Tuesday, 30 June 2015

Foreign funds continue to exit Malaysia and could Taiwan be the next investment potential?

Good news! MIDF Research has just released its Weekly Fund Flow Report for week ended 26th June, 2015. From the latest released report, here are some key points that you may find helpful in your investment decisions.

Market Snapshot
In terms of the Market Snapshot of the research  report, two key issue took center stage. One talks about possible Grexit and the other is on China's current bear market. Here are the key points from the market snapshot report:
  1. Last week, the market's was optimistic that Greece will strike a deal with its lenders.As it turned out, the meeting on Saturday was a non-event after Greece had unilaterally broken off negotiations over a new bailout deal
  2. Greek Prime Minister Alexis Tsipras has called for a referendum to take place on July 5 on the terms offered by creditors for the latest aid package. If rejected, a Grexit is inevitable.
  3. In China, the CSI300 was volatile and closed the week lower by -6.5%, all of which attributable to the -7.9% crash on Friday. There was an attempted recovery mid-week, but it was not sustainable and the bears took charge again towards the end of the week. After the crash last week, the consensus is that the Chinese market has seen its peak for the year. The question is whether the market will enter a bear phase.
  4. The CSI300 has retraced -19% from the peak. A 20% correction would normally be seen as triggering a bear market.
  5. The ChinNext index, which represents small-cap companies in Shenzen, had a harrowing week, falling -11.9%, with much of the loss registered on Friday as the index was routed -8.9% in a single day. The index has plunged 27% since its high on June 3.  
My comments:
  • Expecting further volatility for all markets around the world as long as there is no firm outcome for the Greece debt issue.

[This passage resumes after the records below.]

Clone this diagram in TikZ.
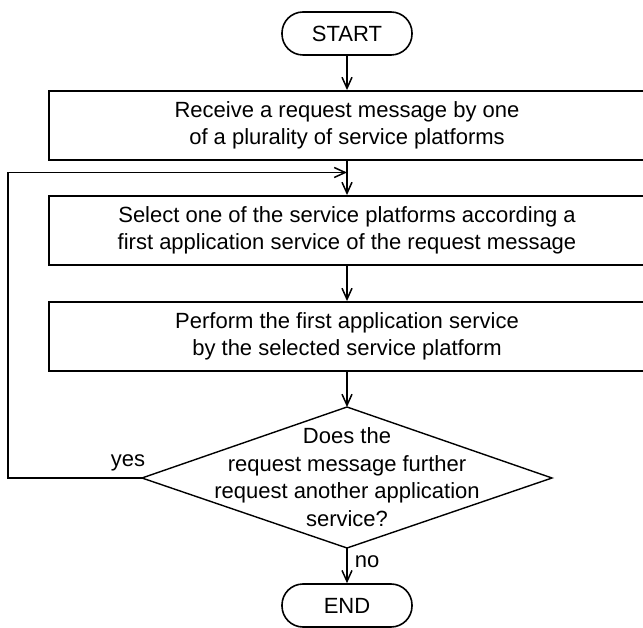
\documentclass[tikz,border=0pt]{standalone}
\usepackage{fontspec}
\setmainfont{Liberation Sans}
\usetikzlibrary{arrows.meta}
\newcommand{\chartfont}{\fontsize{22}{27.5}\selectfont}
\begin{document}
\begin{tikzpicture}[x=1pt,y=-1pt,
  box/.style={draw, line width=1.9pt, minimum width=596pt, minimum height=69pt,
              inner sep=0pt, align=center, font=\chartfont},
  term/.style={draw, line width=1.6pt, rounded corners=21pt, minimum width=130pt,
               minimum height=43pt, inner sep=0pt, font=\chartfont},
  flow/.style={line width=1.9pt, -{Straight Barb[length=11pt,width=10pt,line width=1.5pt]}},
  lbl/.style={inner sep=0pt, font=\chartfont}]
\useasboundingbox (0,0) rectangle (643,628);
\clip (0,0) rectangle (643,628);

% terminals and process boxes
\node[term] (start) at (347,33.5) {START};
\node[box] (recv) at (347,125.5) {Receive a request message by one\\of a plurality of service platforms};
\node[box] (select) at (347,230.5) {Select one of the service platforms according a\\first application service of the request message};
\node[box] (perform) at (347,336.5) {Perform the first application service\\by the selected service platform};
\node[term] (end) at (347,605.5) {END};

% decision diamond
\coordinate (dtop) at (347,407);
\coordinate (dleft) at (142,478);
\coordinate (dright) at (552,478);
\coordinate (dbot) at (347,548);
\draw[line width=1.4pt, line join=miter] (dtop) -- (dright) -- (dbot) -- (dleft) -- cycle;
\node[lbl, align=center] (question) at (347,477)
  {Does the\\request message further\\request another application\\service?};

% connectors
\coordinate (join) at (347,172.5);
\coordinate (loopcorner) at (8,478);
\draw[flow] (start) -- (recv);
\draw[flow] (recv) -- (select);
\draw[flow] (select) -- (perform);
\draw[flow] (perform) -- (dtop);
\draw[flow] (dbot) -- (end);
\draw[flow] (dleft) -- (loopcorner) |- (join);

% branch labels
\node[lbl] (yes) at (128,463) {yes};
\node[lbl] (no) at (367,562) {no};
\end{tikzpicture}
\end{document}
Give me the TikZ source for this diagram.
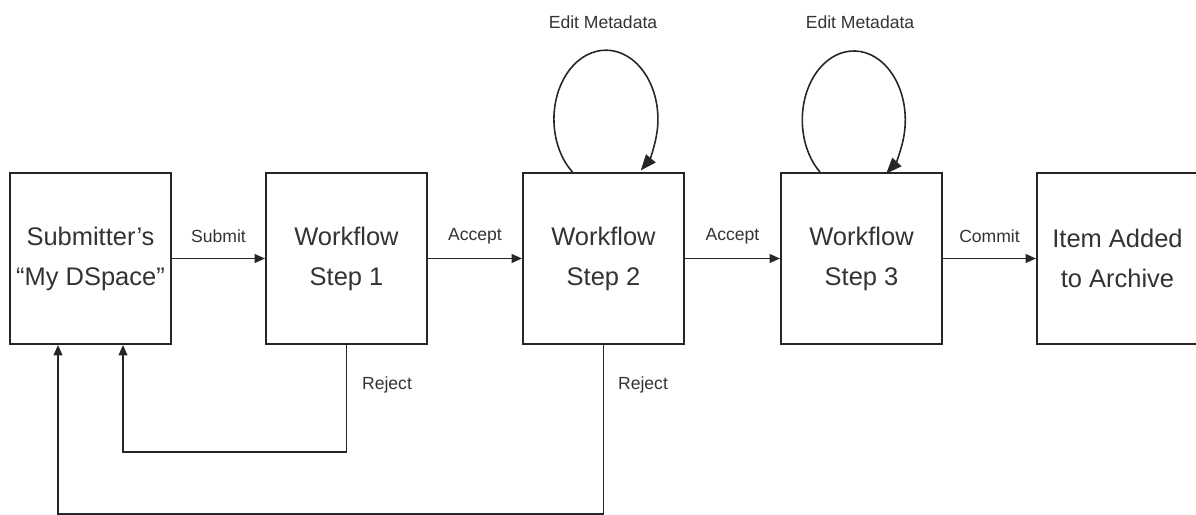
\documentclass[tikz,border=0pt]{standalone}
\usepackage{fontspec}
\setmainfont{Liberation Sans}
\usetikzlibrary{arrows.meta}

\begin{document}
\begin{tikzpicture}[x=0.02cm, y=0.02cm,
  ink/.style={line width=1.1pt, draw=black!85},
  stagebox/.style={ink, rectangle, minimum width=3.22cm, minimum height=3.42cm,
    inner sep=0pt, align=center, text=black!80,
    font=\fontsize{14.5}{22.7}\selectfont},
  flow/.style={ink, -{Triangle[length=6pt, width=5pt]}},
  loopflow/.style={line width=0.9pt, draw=black!85, -{Triangle[length=9pt, width=7pt]}},
  lbl/.style={text=black!80, inner sep=0pt, font=\fontsize{10}{12}\selectfont}]

  \useasboundingbox (0,0) rectangle (1196,514);
  \clip (0,0) rectangle (1196,514);

  % stages of the submission workflow
  \node[stagebox] (sub)  at (90.5,255.5)  {Submitter's\\``My DSpace''};
  \node[stagebox] (wf1)  at (346.5,255.5) {Workflow\\Step 1};
  \node[stagebox] (wf2)  at (603.5,255.5) {Workflow\\Step 2};
  \node[stagebox] (wf3)  at (861.5,255.5) {Workflow\\Step 3};
  \node[stagebox] (arch) at (1117.5,255.5) {Item Added\\to Archive};

  % forward path
  \draw[flow] (sub.east) -- node[lbl, midway, yshift=0.44cm] (lsub) {Submit} (wf1.west);
  \draw[flow] (wf1.east) -- node[lbl, midway, yshift=0.44cm] (lacc1) {Accept} (wf2.west);
  \draw[flow] (wf2.east) -- node[lbl, midway, yshift=0.44cm] (lacc2) {Accept} (wf3.west);
  \draw[flow] (wf3.east) -- node[lbl, midway, yshift=0.44cm] (lcom) {Commit} (arch.west);

  % rejections back to the submitter
  \coordinate (j1) at (123,62);
  \coordinate (j2) at (58,-0.3);
  \draw[flow] (wf1.south) |- (j1) -- (j1 |- sub.south);
  \draw[flow] (wf2.south) |- (j2) -- (j2 |- sub.south);
  \node[lbl] (lrej1) at (387,129) {Reject};
  \node[lbl] (lrej2) at (643,129) {Reject};

  % metadata editing loops
  \draw[loopflow] ([xshift=-0.62cm]wf2.north)
    arc[start angle=230, end angle=-48, x radius=52, y radius=69];
  \draw[loopflow] ([xshift=-0.83cm]wf3.north)
    arc[start angle=229, end angle=-51, x radius=51.5, y radius=69];
  \node[lbl] (led2) at (603,492) {Edit Metadata};
  \node[lbl] (led3) at (860,492) {Edit Metadata};
\end{tikzpicture}
\end{document}
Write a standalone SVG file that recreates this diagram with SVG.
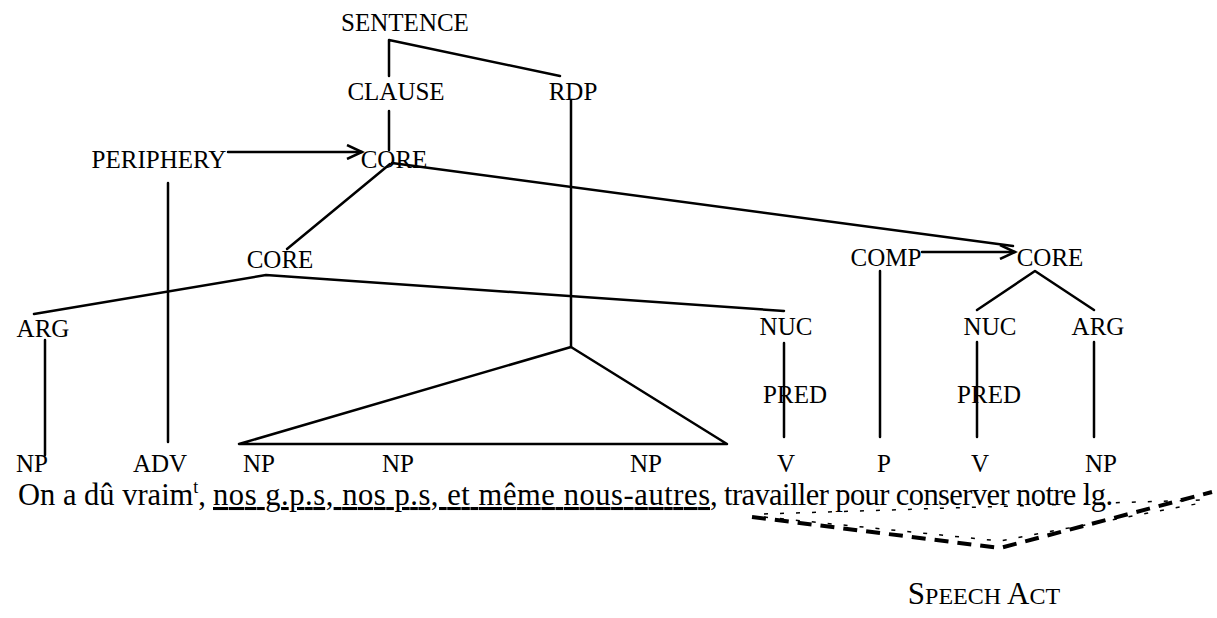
<svg xmlns="http://www.w3.org/2000/svg" width="1217" height="618" viewBox="0 0 1217 618">
<style>
.lbl{font-family:"Liberation Serif","Times New Roman","DejaVu Serif",serif;font-size:25px;fill:#000;text-anchor:middle}
.sent{font-family:"Liberation Serif","Times New Roman","DejaVu Serif",serif;font-size:30.5px;fill:#000}
.ln{stroke:#000;stroke-width:2.5;fill:none;stroke-linecap:round;stroke-linejoin:round}
.dash{stroke:#000;stroke-width:4;fill:none;stroke-dasharray:14 9}
.dot{stroke:#000;stroke-width:1.5;fill:none;stroke-dasharray:4 12}
.sc{font-family:"Liberation Serif","Times New Roman","DejaVu Serif",serif;font-size:31px;fill:#000;text-anchor:middle}
</style>
<defs>
<marker id="arr" markerUnits="userSpaceOnUse" markerWidth="20" markerHeight="16" refX="17" refY="8" orient="auto">
<path d="M2,1 L17,8 L2,15" stroke="#000" stroke-width="2.5" fill="none"/>
</marker>
</defs>
<g id="connectors">
<polyline class="ln" points="389,76 389,40 560,76"/>
<line class="ln" x1="389" y1="111" x2="389" y2="150"/>
<line class="ln" x1="571" y1="100" x2="571" y2="347"/>
<polygon class="ln" points="571,347 239,444 727,444"/>
<line class="ln" x1="228" y1="152" x2="362" y2="152" marker-end="url(#arr)"/>
<line class="ln" x1="168" y1="183" x2="168" y2="442"/>
<line class="ln" x1="390" y1="164" x2="287" y2="249"/>
<line class="ln" x1="392" y1="163" x2="1013" y2="246"/>
<polyline class="ln" points="34,314 266,275 784,311"/>
<line class="ln" x1="45" y1="340" x2="45" y2="455"/>
<line class="ln" x1="784" y1="343" x2="784" y2="437"/>
<line class="ln" x1="922" y1="252" x2="1015" y2="252" marker-end="url(#arr)"/>
<line class="ln" x1="880" y1="271" x2="880" y2="437"/>
<polyline class="ln" points="977,310 1035,271 1094,310"/>
<line class="ln" x1="977" y1="342" x2="977" y2="437"/>
<line class="ln" x1="1094" y1="342" x2="1094" y2="437"/>
</g>
<g id="speech-act-lines">
<polyline class="dash" points="752,517 1000,548 1212,492"/>
<polyline class="dot" points="764,517 1000,541 1196,504"/>
<line class="dot" x1="764" y1="514" x2="1200" y2="500"/>
</g>
<g id="n-sentence"><text class="lbl" x="405" y="31">SENTENCE</text></g>
<g id="n-clause"><text class="lbl" x="396" y="100">CLAUSE</text></g>
<g id="n-rdp"><text class="lbl" x="573" y="100">RDP</text></g>
<g id="n-periphery"><text class="lbl" x="159" y="168">PERIPHERY</text></g>
<g id="n-core1"><text class="lbl" x="394" y="168">CORE</text></g>
<g id="n-core2"><text class="lbl" x="280" y="268">CORE</text></g>
<g id="n-arg1"><text class="lbl" x="43" y="337">ARG</text></g>
<g id="n-nuc1"><text class="lbl" x="786" y="335">NUC</text></g>
<g id="n-pred1"><text class="lbl" x="795" y="403">PRED</text></g>
<g id="n-comp"><text class="lbl" x="886" y="266">COMP</text></g>
<g id="n-core3"><text class="lbl" x="1050" y="266">CORE</text></g>
<g id="n-nuc2"><text class="lbl" x="990" y="335">NUC</text></g>
<g id="n-arg2"><text class="lbl" x="1098" y="335">ARG</text></g>
<g id="n-pred2"><text class="lbl" x="989" y="403">PRED</text></g>
<g id="n-np1"><text class="lbl" x="32" y="472">NP</text></g>
<g id="n-adv"><text class="lbl" x="160" y="472">ADV</text></g>
<g id="n-np2"><text class="lbl" x="259" y="472">NP</text></g>
<g id="n-np3"><text class="lbl" x="398" y="472">NP</text></g>
<g id="n-np4"><text class="lbl" x="646" y="472">NP</text></g>
<g id="n-v1"><text class="lbl" x="786" y="472">V</text></g>
<g id="n-p"><text class="lbl" x="884" y="472">P</text></g>
<g id="n-v2"><text class="lbl" x="980" y="472">V</text></g>
<g id="n-np5"><text class="lbl" x="1101" y="472">NP</text></g>
<g id="sentence">
<text class="sent" x="18" y="505">On a dû vraim<tspan font-size="18" dy="-12">t</tspan><tspan dy="12">,</tspan></text>
<text class="sent" x="213" y="505" text-decoration="underline" textLength="497" lengthAdjust="spacing">nos g.p.s, nos p.s, et même nous-autres</text>
<text class="sent" x="710" y="505" textLength="403" lengthAdjust="spacing">, travailler pour conserver notre lg.</text>
</g>
<g id="n-speech-act"><text class="sc" x="984" y="604">S<tspan style="font-size:24px">PEECH</tspan> A<tspan style="font-size:24px">CT</tspan></text></g>
</svg>
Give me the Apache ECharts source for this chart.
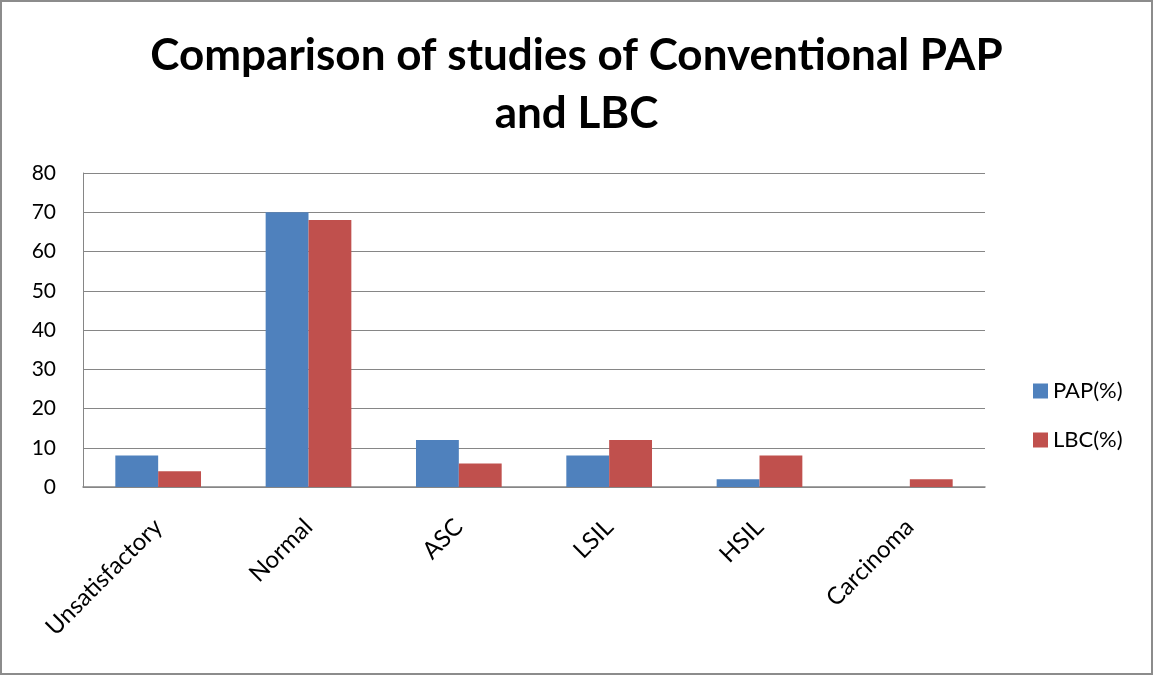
<!DOCTYPE html>
<html>
<head>
<meta charset="utf-8">
<script src="https://cdn.jsdelivr.net/npm/echarts@6/dist/echarts.min.js"></script>
<style>
  html, body { margin: 0; padding: 0; background: #fff; }
  #main { width: 1149px; height: 671px; border: 2px solid #8c8c8c; }
</style>
</head>
<body>
<div id="main"></div>
<script>
var categories = ['Unsatisfactory', 'Normal', 'ASC', 'LSIL', 'HSIL', 'Carcinoma'];
var papValues = [8, 70, 12, 8, 2, 0];
var lbcValues = [4, 68, 6, 12, 8, 2];

var myChart = echarts.init(document.getElementById('main'));

var font = 'Lato, "Open Sans", sans-serif';

var option = {
  animation: false,
  textStyle: { fontFamily: font },
  title: {
    text: 'Comparison of studies of Conventional PAP\nand LBC',
    left: 'center',
    top: 20,
    textStyle: { fontSize: 44, fontWeight: 'bold', color: '#000', lineHeight: 58, fontFamily: font }
  },
  legend: {
    orient: 'vertical',
    left: 1026,
    top: 373,
    itemWidth: 15,
    itemHeight: 15,
    itemGap: 27,
    icon: 'rect',
    textStyle: { fontSize: 22, color: '#000', fontFamily: font },
    data: ['PAP(%)', 'LBC(%)']
  },
  grid: { left: 81, right: 166, top: 171, bottom: 186 },
  xAxis: {
    type: 'category',
    data: categories,
    axisLine: { lineStyle: { color: '#868686', width: 1.5 } },
    axisTick: { show: false },
    axisLabel: { rotate: 45, fontSize: 24, color: '#000', margin: 36, fontFamily: font }
  },
  yAxis: {
    type: 'value',
    min: 0,
    max: 80,
    interval: 10,
    axisLine: { show: true, lineStyle: { color: '#868686', width: 1 } },
    axisTick: { show: false },
    splitLine: { lineStyle: { color: '#868686', width: 1 } },
    axisLabel: { fontSize: 21, color: '#000', margin: 27, fontFamily: font }
  },
  series: [
    {
      name: 'PAP(%)',
      type: 'bar',
      data: papValues,
      barGap: '0%',
      barCategoryGap: '43%',
      itemStyle: { color: '#4f81bd' }
    },
    {
      name: 'LBC(%)',
      type: 'bar',
      data: lbcValues,
      itemStyle: { color: '#c0504d' }
    }
  ]
};

myChart.setOption(option);
</script>
</body>
</html>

Markets are expected to be uncertain especially in US, Europe, Japan and China. 
  • I also believe that majority of Greeks will vote in the referendum to accept the terms offered by creditors. The consequences of leaving Eurozone is just unimaginable.
  • One speaker in an investment conference that I've attended over the weekend mentioned that the China market is going through a correction phase. 
  • It is widely expected that the Shanghai Stock Exchange (SSE) Index will correct itself to the fair value mark of 3950 points.
  • As of 29th of June 2015, the SSE Index closed at 4053 points. Investors are advised to watch the index closely when it reaches the fair value of 3950 points. Breaching the the fair value mark (which also acts as a resistance line) could be a confirmation that the China market is turning bearish.
SSE Composite Index Major Correction

Fund Flow Report

1. For week ending June 26th, 2015, funds classified as “foreign” bought a marginal USD299.5 million net of listed equity in the 7 Asian stock markets (Thailand, Indonesia, Philippines, Korea, India, Taiwan and Malaysia). This was a significant turnaround from the USD2.3b sold in the preceding week.

2. In the three weeks prior, total net outflow had amounted to a whopping USD6.1b, the heaviest withdrawal phase since October last year.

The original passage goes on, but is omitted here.